Figure scripts

-- start --

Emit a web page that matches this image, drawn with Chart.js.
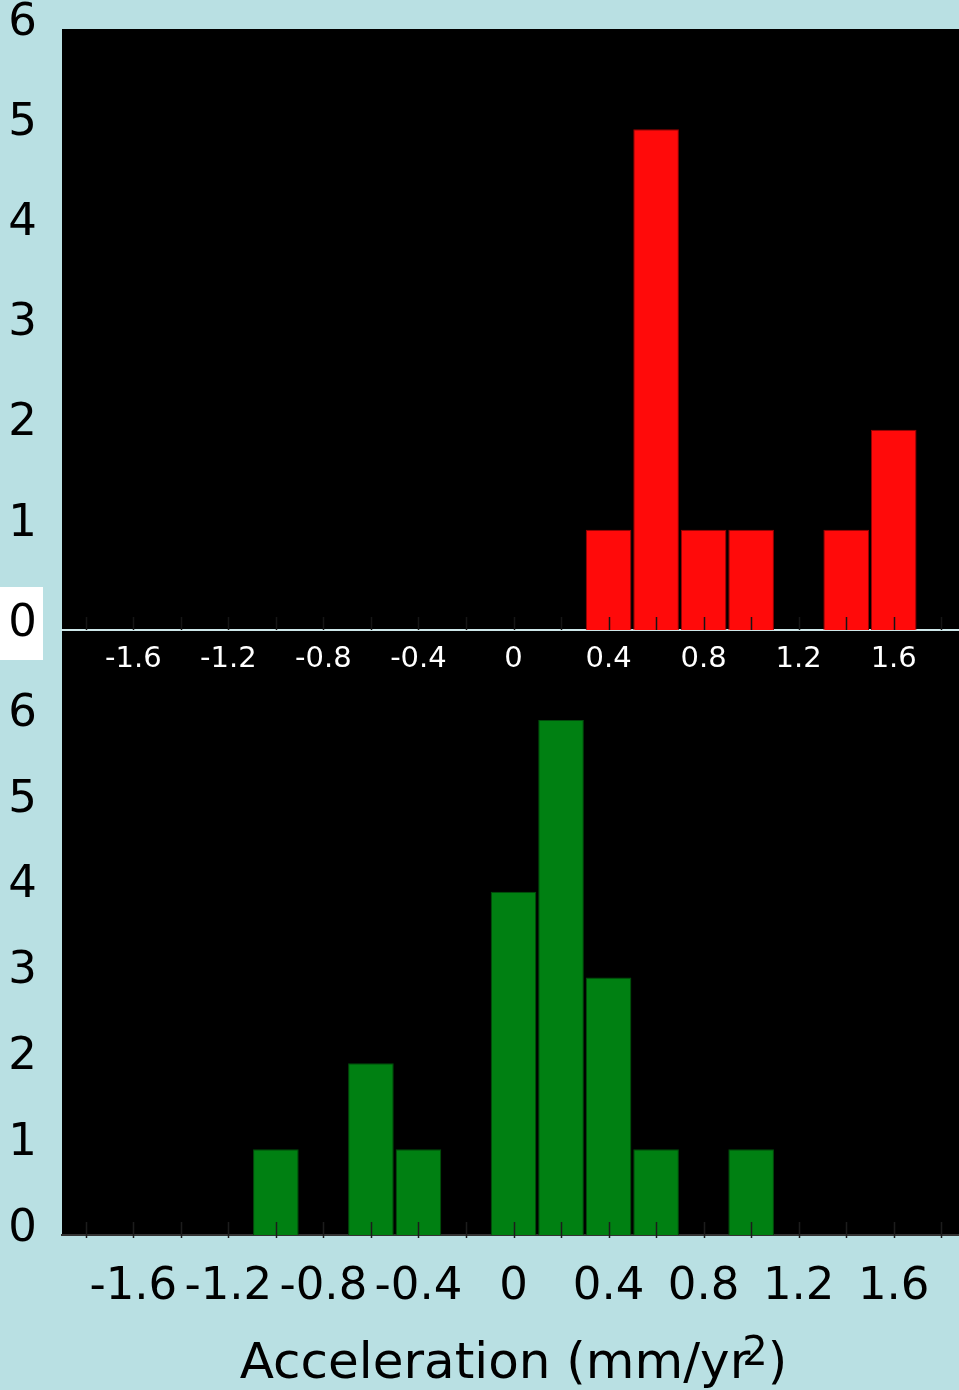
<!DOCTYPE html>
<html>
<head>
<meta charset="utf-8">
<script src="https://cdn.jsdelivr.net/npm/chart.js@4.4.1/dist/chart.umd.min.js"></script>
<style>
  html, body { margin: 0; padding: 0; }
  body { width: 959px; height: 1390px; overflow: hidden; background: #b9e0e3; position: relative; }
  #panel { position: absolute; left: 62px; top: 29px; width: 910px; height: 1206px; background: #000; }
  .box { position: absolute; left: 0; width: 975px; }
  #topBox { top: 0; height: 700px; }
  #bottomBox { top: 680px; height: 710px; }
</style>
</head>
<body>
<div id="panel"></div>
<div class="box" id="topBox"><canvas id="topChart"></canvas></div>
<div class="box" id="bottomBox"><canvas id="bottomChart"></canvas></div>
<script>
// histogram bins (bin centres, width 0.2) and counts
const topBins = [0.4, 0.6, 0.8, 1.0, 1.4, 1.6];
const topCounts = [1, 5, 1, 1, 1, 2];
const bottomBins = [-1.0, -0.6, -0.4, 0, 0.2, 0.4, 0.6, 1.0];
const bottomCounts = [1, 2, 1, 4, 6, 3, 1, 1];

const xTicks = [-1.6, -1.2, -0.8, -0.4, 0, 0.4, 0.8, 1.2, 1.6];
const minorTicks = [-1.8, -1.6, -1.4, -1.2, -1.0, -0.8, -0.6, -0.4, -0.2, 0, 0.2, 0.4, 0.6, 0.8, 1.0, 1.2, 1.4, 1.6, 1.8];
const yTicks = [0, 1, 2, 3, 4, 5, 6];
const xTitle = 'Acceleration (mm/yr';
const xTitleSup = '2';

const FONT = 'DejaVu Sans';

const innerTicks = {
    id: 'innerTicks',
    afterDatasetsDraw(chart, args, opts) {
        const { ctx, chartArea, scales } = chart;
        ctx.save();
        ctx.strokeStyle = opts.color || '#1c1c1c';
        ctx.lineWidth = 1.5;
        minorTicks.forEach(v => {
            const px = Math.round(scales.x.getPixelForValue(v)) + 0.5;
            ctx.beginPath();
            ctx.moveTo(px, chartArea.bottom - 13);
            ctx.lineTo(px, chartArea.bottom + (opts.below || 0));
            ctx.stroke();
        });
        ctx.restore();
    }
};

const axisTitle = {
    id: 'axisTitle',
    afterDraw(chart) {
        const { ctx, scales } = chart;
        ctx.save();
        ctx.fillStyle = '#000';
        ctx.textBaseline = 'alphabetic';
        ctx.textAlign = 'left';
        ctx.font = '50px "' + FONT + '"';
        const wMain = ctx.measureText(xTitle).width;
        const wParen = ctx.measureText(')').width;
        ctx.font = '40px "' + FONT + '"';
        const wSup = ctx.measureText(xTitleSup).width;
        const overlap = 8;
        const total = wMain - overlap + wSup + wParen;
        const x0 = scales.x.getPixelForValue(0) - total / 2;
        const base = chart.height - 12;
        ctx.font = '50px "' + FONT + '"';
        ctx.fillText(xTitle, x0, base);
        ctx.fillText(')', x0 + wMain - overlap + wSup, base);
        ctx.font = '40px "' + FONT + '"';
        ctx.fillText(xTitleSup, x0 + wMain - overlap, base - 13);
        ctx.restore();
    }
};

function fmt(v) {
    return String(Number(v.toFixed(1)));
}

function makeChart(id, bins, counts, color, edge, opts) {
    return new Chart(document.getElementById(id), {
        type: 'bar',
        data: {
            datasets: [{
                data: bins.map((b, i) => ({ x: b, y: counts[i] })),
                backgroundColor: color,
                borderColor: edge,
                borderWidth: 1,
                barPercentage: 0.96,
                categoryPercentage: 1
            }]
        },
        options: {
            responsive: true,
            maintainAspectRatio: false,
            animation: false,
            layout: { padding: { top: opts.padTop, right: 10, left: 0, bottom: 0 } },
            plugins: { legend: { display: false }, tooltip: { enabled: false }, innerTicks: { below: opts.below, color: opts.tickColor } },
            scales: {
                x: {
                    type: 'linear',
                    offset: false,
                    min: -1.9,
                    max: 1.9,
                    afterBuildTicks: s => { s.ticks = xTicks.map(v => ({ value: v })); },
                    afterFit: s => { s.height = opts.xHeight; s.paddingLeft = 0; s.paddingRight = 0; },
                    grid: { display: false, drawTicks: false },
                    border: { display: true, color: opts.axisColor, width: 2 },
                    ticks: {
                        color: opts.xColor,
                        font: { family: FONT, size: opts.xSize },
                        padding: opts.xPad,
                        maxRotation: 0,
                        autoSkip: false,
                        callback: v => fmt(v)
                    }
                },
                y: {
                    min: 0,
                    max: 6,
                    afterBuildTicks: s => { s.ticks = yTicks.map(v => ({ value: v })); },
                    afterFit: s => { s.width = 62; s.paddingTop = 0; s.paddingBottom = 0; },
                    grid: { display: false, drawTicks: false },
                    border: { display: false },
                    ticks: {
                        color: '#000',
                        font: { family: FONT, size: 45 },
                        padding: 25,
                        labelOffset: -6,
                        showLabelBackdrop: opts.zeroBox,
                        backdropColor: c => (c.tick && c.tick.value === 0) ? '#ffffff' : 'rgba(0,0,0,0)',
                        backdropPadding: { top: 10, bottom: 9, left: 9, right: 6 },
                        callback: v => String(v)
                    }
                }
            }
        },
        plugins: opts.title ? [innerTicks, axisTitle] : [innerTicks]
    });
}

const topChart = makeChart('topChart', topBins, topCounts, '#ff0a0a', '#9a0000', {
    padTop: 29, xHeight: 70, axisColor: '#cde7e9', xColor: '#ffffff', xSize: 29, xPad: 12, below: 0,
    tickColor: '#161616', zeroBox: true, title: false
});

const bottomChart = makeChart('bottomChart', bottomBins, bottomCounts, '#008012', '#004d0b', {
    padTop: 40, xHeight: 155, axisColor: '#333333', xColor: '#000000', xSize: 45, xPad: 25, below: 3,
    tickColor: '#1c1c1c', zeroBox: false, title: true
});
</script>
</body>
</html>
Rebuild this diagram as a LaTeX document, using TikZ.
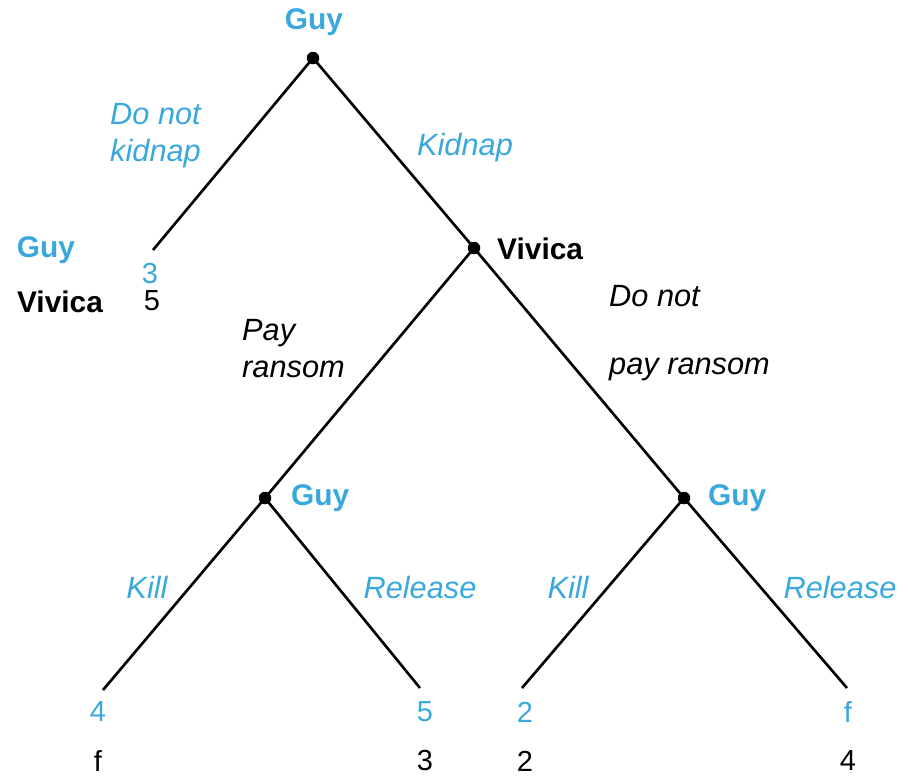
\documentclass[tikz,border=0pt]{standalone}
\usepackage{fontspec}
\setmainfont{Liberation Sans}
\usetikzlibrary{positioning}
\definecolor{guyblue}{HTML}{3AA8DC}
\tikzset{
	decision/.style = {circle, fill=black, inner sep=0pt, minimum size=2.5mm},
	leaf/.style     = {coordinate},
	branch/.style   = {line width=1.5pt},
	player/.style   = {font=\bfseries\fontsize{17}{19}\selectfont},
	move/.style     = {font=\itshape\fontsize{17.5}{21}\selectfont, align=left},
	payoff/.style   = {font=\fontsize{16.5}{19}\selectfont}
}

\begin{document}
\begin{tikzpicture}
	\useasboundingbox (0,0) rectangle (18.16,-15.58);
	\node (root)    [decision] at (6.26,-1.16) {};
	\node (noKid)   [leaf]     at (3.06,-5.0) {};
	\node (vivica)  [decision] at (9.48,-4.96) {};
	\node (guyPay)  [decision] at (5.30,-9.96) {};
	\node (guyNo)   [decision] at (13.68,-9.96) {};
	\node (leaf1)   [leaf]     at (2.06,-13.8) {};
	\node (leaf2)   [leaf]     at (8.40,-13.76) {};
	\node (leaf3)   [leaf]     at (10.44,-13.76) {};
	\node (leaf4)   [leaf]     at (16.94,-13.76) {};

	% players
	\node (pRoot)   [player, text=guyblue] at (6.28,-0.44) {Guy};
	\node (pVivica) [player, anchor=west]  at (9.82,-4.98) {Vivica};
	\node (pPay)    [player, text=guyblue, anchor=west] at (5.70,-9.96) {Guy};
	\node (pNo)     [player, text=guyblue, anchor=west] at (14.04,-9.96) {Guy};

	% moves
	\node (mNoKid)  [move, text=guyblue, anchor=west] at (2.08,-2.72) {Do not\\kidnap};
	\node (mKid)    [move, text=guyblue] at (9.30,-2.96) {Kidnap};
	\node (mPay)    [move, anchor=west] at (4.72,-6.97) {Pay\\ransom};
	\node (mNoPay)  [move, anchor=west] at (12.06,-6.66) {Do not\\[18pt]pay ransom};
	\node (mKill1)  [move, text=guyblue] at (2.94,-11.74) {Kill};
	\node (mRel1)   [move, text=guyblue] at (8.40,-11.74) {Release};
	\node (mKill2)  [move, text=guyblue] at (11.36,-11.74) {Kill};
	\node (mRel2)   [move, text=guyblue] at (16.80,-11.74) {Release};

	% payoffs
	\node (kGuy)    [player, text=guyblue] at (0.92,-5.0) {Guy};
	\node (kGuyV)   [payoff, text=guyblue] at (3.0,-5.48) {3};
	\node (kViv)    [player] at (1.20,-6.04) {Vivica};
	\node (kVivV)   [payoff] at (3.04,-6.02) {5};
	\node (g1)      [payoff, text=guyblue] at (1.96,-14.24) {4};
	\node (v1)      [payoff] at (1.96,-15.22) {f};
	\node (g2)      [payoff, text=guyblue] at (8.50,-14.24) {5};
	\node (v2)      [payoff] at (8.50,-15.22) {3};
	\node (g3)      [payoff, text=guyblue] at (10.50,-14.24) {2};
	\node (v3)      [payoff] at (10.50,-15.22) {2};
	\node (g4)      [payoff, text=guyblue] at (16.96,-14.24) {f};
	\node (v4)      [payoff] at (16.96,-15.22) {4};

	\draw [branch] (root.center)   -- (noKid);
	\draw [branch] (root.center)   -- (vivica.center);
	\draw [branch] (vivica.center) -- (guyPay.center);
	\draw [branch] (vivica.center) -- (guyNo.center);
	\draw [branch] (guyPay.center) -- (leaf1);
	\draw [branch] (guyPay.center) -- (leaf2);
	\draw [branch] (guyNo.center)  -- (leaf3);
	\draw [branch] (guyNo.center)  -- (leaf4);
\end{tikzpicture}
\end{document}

-- end --

Short problem: Go through the data above and find the lines with the word "this". Copy each of those lines.

Worked answer:
Emit a web page that matches this image, drawn with Chart.js.
Rebuild this diagram as a LaTeX document, using TikZ.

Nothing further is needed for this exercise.